Windom Wayne Robbins (July 22, 1914 – January 18, 1958) was an American author of horror and weird fiction. His work was primarily published in the Popular Publications catalog of weird menace pulp fiction. His first published short story was Horror's Holiday Special in the July 1939 issue of Dime Mystery Magazine.

Robert Kenneth Jones reported that Robbins "excelled in explosive chaos," and remarked on his "credible" speculative fiction, namely Test Tube Frankenstein, from the May 1940 issue of Terror Tales, a tale of biological mimicry along the lines of Don A. Stuart's Who Goes There?. Test Tube Frankenstein is featured in Sheldon Jaffery's anthology Sensuous Science Fiction of the Weird and Spicy Pulps, where it is offered as his prime example: "one of the best of its kind to be published."
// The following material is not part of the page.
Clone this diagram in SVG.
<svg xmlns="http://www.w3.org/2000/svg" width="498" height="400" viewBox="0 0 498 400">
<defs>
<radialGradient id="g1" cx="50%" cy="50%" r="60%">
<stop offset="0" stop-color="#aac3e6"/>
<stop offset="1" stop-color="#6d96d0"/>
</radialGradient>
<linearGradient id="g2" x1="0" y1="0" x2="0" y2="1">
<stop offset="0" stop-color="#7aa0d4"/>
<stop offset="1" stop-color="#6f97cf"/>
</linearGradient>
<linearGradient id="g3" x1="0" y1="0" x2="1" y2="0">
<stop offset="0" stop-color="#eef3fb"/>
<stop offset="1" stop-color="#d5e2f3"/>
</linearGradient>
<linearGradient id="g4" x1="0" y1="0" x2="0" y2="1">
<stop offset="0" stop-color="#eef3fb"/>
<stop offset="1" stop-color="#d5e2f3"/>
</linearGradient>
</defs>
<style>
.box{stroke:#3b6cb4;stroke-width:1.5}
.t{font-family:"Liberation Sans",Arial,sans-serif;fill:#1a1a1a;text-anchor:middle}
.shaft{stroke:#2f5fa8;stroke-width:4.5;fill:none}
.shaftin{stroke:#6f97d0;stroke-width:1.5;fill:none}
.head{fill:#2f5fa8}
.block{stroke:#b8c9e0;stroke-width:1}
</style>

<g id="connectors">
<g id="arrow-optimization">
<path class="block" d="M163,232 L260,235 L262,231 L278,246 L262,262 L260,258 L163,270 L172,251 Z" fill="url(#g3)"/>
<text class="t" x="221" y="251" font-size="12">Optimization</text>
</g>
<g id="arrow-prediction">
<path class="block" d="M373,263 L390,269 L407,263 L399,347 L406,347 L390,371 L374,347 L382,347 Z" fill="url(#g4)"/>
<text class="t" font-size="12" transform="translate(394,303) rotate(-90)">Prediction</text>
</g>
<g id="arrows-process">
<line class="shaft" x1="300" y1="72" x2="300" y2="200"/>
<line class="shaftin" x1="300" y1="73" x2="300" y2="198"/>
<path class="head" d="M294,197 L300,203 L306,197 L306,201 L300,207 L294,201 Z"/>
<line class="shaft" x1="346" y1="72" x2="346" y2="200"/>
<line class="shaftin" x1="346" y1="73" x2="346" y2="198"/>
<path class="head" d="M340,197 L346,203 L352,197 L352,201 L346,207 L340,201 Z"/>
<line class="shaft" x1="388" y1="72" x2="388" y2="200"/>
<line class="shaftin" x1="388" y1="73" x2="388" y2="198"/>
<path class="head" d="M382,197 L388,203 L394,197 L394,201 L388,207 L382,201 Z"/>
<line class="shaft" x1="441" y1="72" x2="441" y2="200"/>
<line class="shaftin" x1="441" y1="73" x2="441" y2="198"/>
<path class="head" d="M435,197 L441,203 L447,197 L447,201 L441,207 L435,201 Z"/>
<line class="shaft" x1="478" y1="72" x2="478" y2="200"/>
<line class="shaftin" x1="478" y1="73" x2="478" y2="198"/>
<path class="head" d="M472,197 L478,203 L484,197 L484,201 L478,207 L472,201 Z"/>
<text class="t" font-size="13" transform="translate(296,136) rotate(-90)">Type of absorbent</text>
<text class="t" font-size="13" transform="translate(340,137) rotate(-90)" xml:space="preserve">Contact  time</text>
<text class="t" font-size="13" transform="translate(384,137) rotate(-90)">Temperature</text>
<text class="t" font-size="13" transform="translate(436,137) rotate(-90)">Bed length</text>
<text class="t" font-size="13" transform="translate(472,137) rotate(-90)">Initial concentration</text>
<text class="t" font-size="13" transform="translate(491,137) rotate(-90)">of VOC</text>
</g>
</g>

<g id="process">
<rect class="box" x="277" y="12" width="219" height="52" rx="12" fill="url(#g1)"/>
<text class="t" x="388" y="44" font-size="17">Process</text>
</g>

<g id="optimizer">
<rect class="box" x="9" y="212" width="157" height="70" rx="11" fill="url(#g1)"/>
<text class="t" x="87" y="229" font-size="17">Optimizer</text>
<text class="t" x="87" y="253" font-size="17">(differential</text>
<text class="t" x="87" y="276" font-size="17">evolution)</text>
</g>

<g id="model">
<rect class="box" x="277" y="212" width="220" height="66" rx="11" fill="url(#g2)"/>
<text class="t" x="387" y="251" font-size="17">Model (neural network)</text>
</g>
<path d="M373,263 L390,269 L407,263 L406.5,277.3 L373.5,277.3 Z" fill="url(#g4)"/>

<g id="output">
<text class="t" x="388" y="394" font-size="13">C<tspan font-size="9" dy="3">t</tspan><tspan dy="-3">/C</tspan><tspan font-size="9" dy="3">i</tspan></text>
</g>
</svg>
Weird menace stories often dealt with conventional themes required by the publisher, themes in which an author might specialize. Stories involving "Inescapable Doom" were supplied by Donald Dale (Mary Dale Buckner); Mindret Lord handled the "Woman Without Volition"; Ray Cummings delivered stories about the "Girl Obsessed"; and many of Wayne Robbins' stories portrayed the "Man Obsessed," and a subsequent descent into madness.